I thought the guy was basically commonplace, what with The Sting and all.
I posted about him in another thread in this forum. I like the recordings by Richard Zimmerman the most, though the piano has this harsh sound.
Again tempo would be brought up here. Come on, stop flaming on tempo questions. They’re essential to the character of the music.
My issue is that ragtime players occasionally play Joplin at very slow speeds. Not that the pieces sound bad that way, but it was a bit of a revealation to me after finding out several of his gems were marked Quarter to 100. At that tempo, they tend to sound more like “party music” than serious concert music.
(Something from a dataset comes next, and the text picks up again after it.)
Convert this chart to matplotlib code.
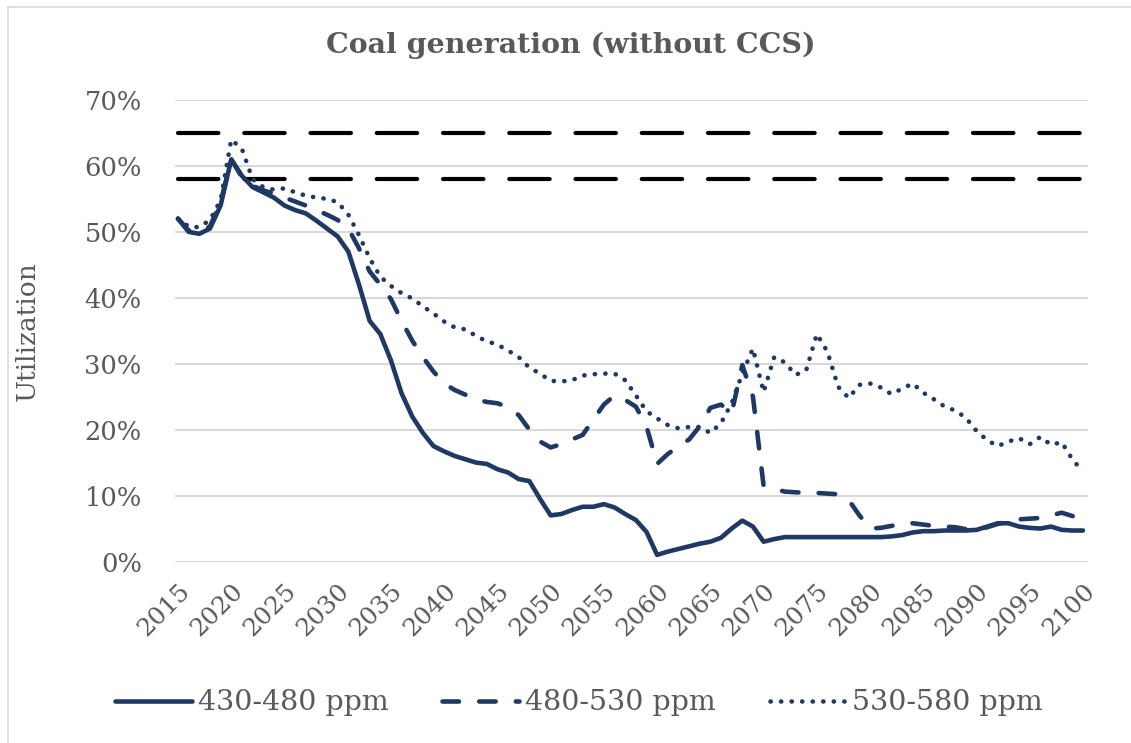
import matplotlib
matplotlib.use("Agg")
import matplotlib.pyplot as plt
from matplotlib.lines import Line2D
import numpy as np

years = list(range(2015, 2101))

s430_480 = [52, 50, 49.7, 50.5, 54, 61, 58.5, 56.8, 56, 55.2,
            54, 53.3, 52.8, 51.7, 50.5, 49.3, 47, 42, 36.5, 34.5,
            30.5, 25.5, 22, 19.5, 17.5, 16.7, 16, 15.5, 15, 14.8,
            14, 13.5, 12.5, 12.2, 9.5, 7, 7.2, 7.8, 8.3, 8.3,
            8.7, 8.2, 7.2, 6.3, 4.5, 1.0, 1.5, 1.9, 2.3, 2.7,
            3.0, 3.6, 5.0, 6.2, 5.3, 3.0, 3.4, 3.7, 3.7, 3.7,
            3.7, 3.7, 3.7, 3.7, 3.7, 3.7, 3.7, 3.8, 4.0, 4.4,
            4.6, 4.6, 4.7, 4.7, 4.7, 4.8, 5.3, 5.8, 5.8, 5.3,
            5.1, 5.0, 5.3, 4.8, 4.7, 4.7]

s480_530 = [52, 50.2, 50, 50.8, 54.5, 61, 58.3, 57, 56.3, 55.8,
            55.2, 54.6, 54, 53.3, 52.6, 51.8, 50.5, 47.5, 44, 42,
            39.8, 36.5, 33.5, 31, 28.8, 27, 26, 25.3, 24.6, 24.2,
            24, 23.4, 22.2, 20, 18.2, 17.3, 17.8, 18.5, 19.2, 21.5,
            23.8, 25.2, 24.5, 23.5, 20.5, 14.8, 16.3, 17.5, 18.5, 20.5,
            23.3, 23.8, 22.5, 29.8, 25, 11.5, 11, 10.6, 10.5, 10.4,
            10.4, 10.3, 10.2, 9.3, 7.0, 5.0, 5.1, 5.4, 5.7, 5.8,
            5.6, 5.4, 5.3, 5.2, 4.9, 4.8, 5.2, 5.7, 6.1, 6.4,
            6.5, 6.6, 7.0, 7.4, 6.9, 6.3]

s530_580 = [52, 50.8, 50.7, 51.8, 54.8, 64, 62.6, 58, 56.8, 56.4,
            56.6, 56, 55.5, 55.2, 55, 54.5, 52.6, 49.5, 46, 43.2,
            41.8, 40.7, 39.9, 38.7, 37.6, 36.4, 35.5, 35.2, 34.2, 33.4,
            32.9, 32, 31, 29.4, 28.5, 27.4, 27.3, 27.5, 28.2, 28.4,
            28.5, 28.5, 27.5, 25.2, 22.8, 21.7, 20.7, 20.2, 20.4, 20.4,
            19.5, 21, 24, 28.5, 32.3, 25.7, 31, 30.2, 28.3, 29,
            34.5, 31.8, 26.5, 24.8, 26.8, 27.0, 26.4, 25.4, 26.2, 27.0,
            25.6, 24.6, 23.5, 22.9, 21.8, 19.8, 18.4, 17.5, 18.2, 18.7,
            17.8, 18.9, 17.7, 18.1, 15.5, 13.6]

ref_upper = 65
ref_lower = 58
series_names = ["430-480 ppm", "480-530 ppm", "530-580 ppm"]
tick_years = list(range(2015, 2101, 5))
y_ticks = [0, 10, 20, 30, 40, 50, 60, 70]

navy = "#1F3864"
grey_text = "#595959"
font = "DejaVu Serif"
plt.rcParams["font.family"] = font

W, H = 1131, 743
fig = plt.figure(figsize=(W / 100, H / 100), dpi=100)
ax = fig.add_axes([175 / W, 1 - 561.5 / H, (1088 - 175) / W, (561.5 - 100) / H])

lw = 3.3
# reference lines
for v in (ref_upper, ref_lower):
    ln, = ax.plot([years[0], years[-1]], [v, v], color="black", lw=3.0,
                  solid_capstyle="round", dash_capstyle="round", zorder=2)
    ln.set_dashes([9.7, 6.2])

l1, = ax.plot(years, s430_480, color=navy, lw=lw, solid_joinstyle="round",
              solid_capstyle="round", zorder=3, label=series_names[0])
l2, = ax.plot(years, s480_530, color=navy, lw=lw, dash_capstyle="round",
              dash_joinstyle="round", zorder=3, label=series_names[1])
l2.set_dashes([3.6, 4.4])
l3, = ax.plot(years, s530_580, color=navy, lw=lw, dash_capstyle="round",
              dash_joinstyle="round", zorder=3, label=series_names[2])
l3.set_dashes([0.05, 2.25])

ax.set_xlim(2015 - 3 / 10.647, 2100 + 5 / 10.647)
ax.set_ylim(0, 70)
ax.set_yticks(y_ticks)
ax.set_yticklabels([f"{t}%" for t in y_ticks], fontsize=18.5, color=grey_text)
ax.set_xticks(tick_years)
ax.set_xticklabels([str(y) for y in tick_years], fontsize=18, color=grey_text,
                   rotation=45, ha="right", va="top", rotation_mode="anchor")
ax.tick_params(axis="both", length=0)
ax.tick_params(axis="y", pad=24)
ax.tick_params(axis="x", pad=13)
ax.grid(axis="y", color="#d9d9d9", lw=1.5, zorder=0)
ax.set_axisbelow(True)
for s in ax.spines.values():
    s.set_visible(False)

ax.set_ylabel("Utilization", fontsize=19, color=grey_text)
ax.yaxis.set_label_coords(-0.148, 0.5)

fig.text(0.505, 1 - 45 / H, "Coal generation (without CCS)", ha="center",
         va="center", fontsize=20.5, fontweight="bold", color=grey_text)

leg = fig.legend(handles=[l1, l2, l3], loc="center", bbox_to_anchor=(0.512, 1 - 703 / H),
                 ncol=3, frameon=False, fontsize=20.5, handlelength=2.7,
                 handletextpad=0.2, columnspacing=1.9, labelcolor=grey_text)

# chart area border (left / top)
fig.add_artist(Line2D([8 / W, 8 / W], [0, 1 - 7 / H], color="#d9d9d9", lw=1.2,
                      transform=fig.transFigure))
fig.add_artist(Line2D([8 / W, 1], [1 - 7 / H, 1 - 7 / H], color="#d9d9d9", lw=1.2,
                      transform=fig.transFigure))

fig.savefig("out.png", dpi=100, facecolor="white")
I wouldn’t like all the rags at that speed, though I am fine with the livelier ones played that way, so that there is more " drive".
Check out the one by Claudio Arrau. The music tells a story in itself, a sad lonely but bittersweet story with a sense of spiritual acceptance in the end.
I have my own fanfic in my head on the origins of that piece, and its relation to its original predecessor the Etudes in 12 Exercises no. 9.
Ehh there really isn’t much jazz about Joplin tbh. People just dis-associate him from the classical community because of his colour.
I mean, this is the guy who worked on writing 2 operas, a symphony, and a piano concerto. The story behind his struggle to surpass the constraints of ragtime is interesting. I wanted the movie of him but can no longer access it I’m afraid. It had Lando Calrissian in it.
Oscar Peterson: this guy had some huge sped up sumo wrestler power on the piano. I tend to consider his technique as having more power than Tatum. It’s worth noting that he was tutored by one of Liszt’s “descendants”, so there is something of that overt “Lisztian” showmanship in his playing that seems absent in Tatum imho. Almost as if, if Hamelin was Tatum, Peterson would be Cziffra.
I think I’m at a junction at the moment. Only six months ago I would still have tipped in favour of Beethoven, but Bach has just kept growing on me ever since 2011. There is something universal about his music, and once the 3D image begins to emerge from the polyphony as it were he takes you to a remote and exotic time I still haven’t gotten used to visiting. I think why it took me so long to fully appreciate him was partly that I spent far too much time on the WTC, which is art in the form of little logical puzzles of sort. I mean I love them, but they’re without the vistas opening up in his larger works.
It’s primarily concert experiences which have begun to lift him. The big turning point was when I heard Sokolov play Book II of the Klavierübung in 2011, and was completely dazed afterwards. That’s the first time I really saw the 17th century through his music, which I only knew from architecture, history and the visual arts earlier. Then in 2014 I found myself at a concert which opened with his first orchestral suite, which was magical. There is something about strings which simply doesn’t come across through recordings, I was equally startled the first time I heard Bartok’s 2nd PC live. It gives you an ancient, eternal vibe when you have it in front of you. Then finally I landed a job to record Bach’s complete organ works across ~15 concerts with Sweden’s foremost organist in 2014/2015, which turned me on to a lot of those works too I had only heard in poor performances earlier (this is brusque but honestly, 95% of all organists are advanced church musicians or failed pianists - I think it’s hard to find even decent interpreters).
It’s a different thing to have experienced these live, but I’d be happy to upload if you’d like to hear either of these yourself (I record everything).